Broadcasters should consider stocking digital-TV-to-analog converter boxes themselves and be ready to give them out free-of-charge to viewers who need them as a "stopgap measure" for over-the air viewers.
That was one of the suggestions from acting National Telecommunications and Information Administration head Meredith Attwell Baker at an Association for Maximum Service Television (MSTV) DTV summit in Washington, D.C., Monday.
She was offering up some of the lessons learned from the DTV test in Wilmington, N.C., where the plug was pulled early on analog TV Sept. 8.
Baker pointed out that broadcasters could put their station logos on the boxes, which would allow them to build brand awareness while they were helping out.
Baker had several suggestions. She said broadcasters should also make a point of including their own station phone numbers on DTV-education messages online and on-air to make sure they are a local point of contact for viewers who need help with reception or connection issues. "There is no better local source of expertise and knowledge about preparing for the DTV transition than a nearby broadcast-television station,” she said.
At a separate session, National Association of Broadcasters president David Rehr stumped for a government-run national call center to answer viewer questions, saying that would help the transition to run more smoothly.
Baker called so-called soft analog-cutoff tests "creative and useful" but urged broadcasters to be more creative with the tests and make them longer.
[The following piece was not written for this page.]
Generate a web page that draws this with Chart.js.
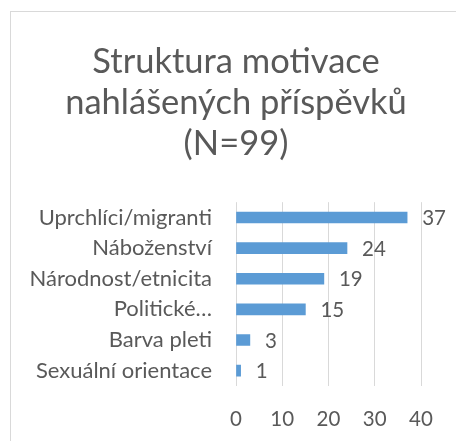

That was echoed at a separate session by Eloise Gore, associate chief of the Federal Communications Commission's Media Bureau. She said the FCC was working with broadcasters to coordinate the soft cutoff tests, and it was important to conduct the tests several times per day, and for more that several minutes at a time.
She added to look for the FCC to come out with some suggestions on best practices for those tests, although she pointed out that stations don't need the FCC's permission to conduct them.
William Check of the National Cable & Telecommunications Association said one problem with the soft tests was that if a cable operator gets the station signal over-the-air, analog cable viewers will see the same snow and message that they aren't prepared for the transition as analog-only over-the-air viewers get, which is wrong.
He added that broadcasters should include a note that cable subscribers are getting the test graphic, so "they don't have to worry."
The FCC and stations got the most viewer calls in Wilmington over issues of reception and hooking up converter boxes or scanning for new channels. Baker said the takeaway for various stakeholders was to refine the educational message to talk about the technical challenges, including antenna needs, service contours and scanning.
Helping viewers to deal with the logistics of setting up boxes, rescanning for channels or understanding whether or not they would need a new antenna appear to have been some of the key lessons learned from Wilmington, although Rudy Brioche, aide to FCC commissioner Jonathan Adelstein, told the MSTV crowd that rather than lessons learned, it was dealing with issues the FCC had been avoiding and his boss had been talking about.